** Goal **
Return the listing word for word, as given.

--- --- ---

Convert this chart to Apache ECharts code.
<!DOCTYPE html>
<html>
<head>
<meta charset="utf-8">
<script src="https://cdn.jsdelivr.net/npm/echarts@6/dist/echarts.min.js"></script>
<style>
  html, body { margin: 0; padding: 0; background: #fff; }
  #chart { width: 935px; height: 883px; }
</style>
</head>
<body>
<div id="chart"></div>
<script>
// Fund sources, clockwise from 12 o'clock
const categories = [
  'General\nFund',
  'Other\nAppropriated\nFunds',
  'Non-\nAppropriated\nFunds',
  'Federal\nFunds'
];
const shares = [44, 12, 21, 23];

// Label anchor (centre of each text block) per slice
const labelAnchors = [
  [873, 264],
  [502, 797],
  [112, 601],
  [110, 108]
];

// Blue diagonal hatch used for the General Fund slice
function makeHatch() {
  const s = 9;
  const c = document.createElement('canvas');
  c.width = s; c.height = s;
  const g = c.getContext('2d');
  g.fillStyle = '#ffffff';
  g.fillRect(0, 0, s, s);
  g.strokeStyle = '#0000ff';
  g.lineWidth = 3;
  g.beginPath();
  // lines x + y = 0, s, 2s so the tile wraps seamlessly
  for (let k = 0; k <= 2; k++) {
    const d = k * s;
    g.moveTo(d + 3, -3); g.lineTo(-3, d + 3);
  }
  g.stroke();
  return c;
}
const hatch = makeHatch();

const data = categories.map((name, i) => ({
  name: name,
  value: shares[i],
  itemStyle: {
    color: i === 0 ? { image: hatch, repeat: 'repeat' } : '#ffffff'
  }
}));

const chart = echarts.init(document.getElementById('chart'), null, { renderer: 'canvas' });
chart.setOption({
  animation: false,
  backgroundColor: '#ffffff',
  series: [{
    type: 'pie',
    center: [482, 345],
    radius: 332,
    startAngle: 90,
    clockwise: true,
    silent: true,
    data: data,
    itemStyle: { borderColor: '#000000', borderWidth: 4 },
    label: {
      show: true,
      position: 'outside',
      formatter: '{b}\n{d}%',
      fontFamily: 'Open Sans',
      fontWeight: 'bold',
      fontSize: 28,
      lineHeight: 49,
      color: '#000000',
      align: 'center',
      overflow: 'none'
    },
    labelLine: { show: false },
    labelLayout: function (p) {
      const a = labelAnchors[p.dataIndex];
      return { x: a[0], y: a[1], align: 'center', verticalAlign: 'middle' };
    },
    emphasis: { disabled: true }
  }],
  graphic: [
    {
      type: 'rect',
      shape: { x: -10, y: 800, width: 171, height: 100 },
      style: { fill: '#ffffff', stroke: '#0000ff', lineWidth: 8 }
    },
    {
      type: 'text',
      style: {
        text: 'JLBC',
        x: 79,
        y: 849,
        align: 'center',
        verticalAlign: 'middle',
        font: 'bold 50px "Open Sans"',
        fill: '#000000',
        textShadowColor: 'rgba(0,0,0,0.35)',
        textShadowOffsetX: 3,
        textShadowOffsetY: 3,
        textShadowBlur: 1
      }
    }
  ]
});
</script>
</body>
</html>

--- --- ---

** Answer below **
Convert this chart to Apache ECharts code.
<!DOCTYPE html>
<html>
<head>
<meta charset="utf-8">
<script src="https://cdn.jsdelivr.net/npm/echarts@6/dist/echarts.min.js"></script>
<style>
  html, body { margin: 0; padding: 0; background: #fff; }
  #chart { width: 935px; height: 883px; }
</style>
</head>
<body>
<div id="chart"></div>
<script>
// Fund sources, clockwise from 12 o'clock
const categories = [
  'General\nFund',
  'Other\nAppropriated\nFunds',
  'Non-\nAppropriated\nFunds',
  'Federal\nFunds'
];
const shares = [44, 12, 21, 23];

// Label anchor (centre of each text block) per slice
const labelAnchors = [
  [873, 264],
  [502, 797],
  [112, 601],
  [110, 108]
];

// Blue diagonal hatch used for the General Fund slice
function makeHatch() {
  const s = 9;
  const c = document.createElement('canvas');
  c.width = s; c.height = s;
  const g = c.getContext('2d');
  g.fillStyle = '#ffffff';
  g.fillRect(0, 0, s, s);
  g.strokeStyle = '#0000ff';
  g.lineWidth = 3;
  g.beginPath();
  // lines x + y = 0, s, 2s so the tile wraps seamlessly
  for (let k = 0; k <= 2; k++) {
    const d = k * s;
    g.moveTo(d + 3, -3); g.lineTo(-3, d + 3);
  }
  g.stroke();
  return c;
}
const hatch = makeHatch();

const data = categories.map((name, i) => ({
  name: name,
  value: shares[i],
  itemStyle: {
    color: i === 0 ? { image: hatch, repeat: 'repeat' } : '#ffffff'
  }
}));

const chart = echarts.init(document.getElementById('chart'), null, { renderer: 'canvas' });
chart.setOption({
  animation: false,
  backgroundColor: '#ffffff',
  series: [{
    type: 'pie',
    center: [482, 345],
    radius: 332,
    startAngle: 90,
    clockwise: true,
    silent: true,
    data: data,
    itemStyle: { borderColor: '#000000', borderWidth: 4 },
    label: {
      show: true,
      position: 'outside',
      formatter: '{b}\n{d}%',
      fontFamily: 'Open Sans',
      fontWeight: 'bold',
      fontSize: 28,
      lineHeight: 49,
      color: '#000000',
      align: 'center',
      overflow: 'none'
    },
    labelLine: { show: false },
    labelLayout: function (p) {
      const a = labelAnchors[p.dataIndex];
      return { x: a[0], y: a[1], align: 'center', verticalAlign: 'middle' };
    },
    emphasis: { disabled: true }
  }],
  graphic: [
    {
      type: 'rect',
      shape: { x: -10, y: 800, width: 171, height: 100 },
      style: { fill: '#ffffff', stroke: '#0000ff', lineWidth: 8 }
    },
    {
      type: 'text',
      style: {
        text: 'JLBC',
        x: 79,
        y: 849,
        align: 'center',
        verticalAlign: 'middle',
        font: 'bold 50px "Open Sans"',
        fill: '#000000',
        textShadowColor: 'rgba(0,0,0,0.35)',
        textShadowOffsetX: 3,
        textShadowOffsetY: 3,
        textShadowBlur: 1
      }
    }
  ]
});
</script>
</body>
</html>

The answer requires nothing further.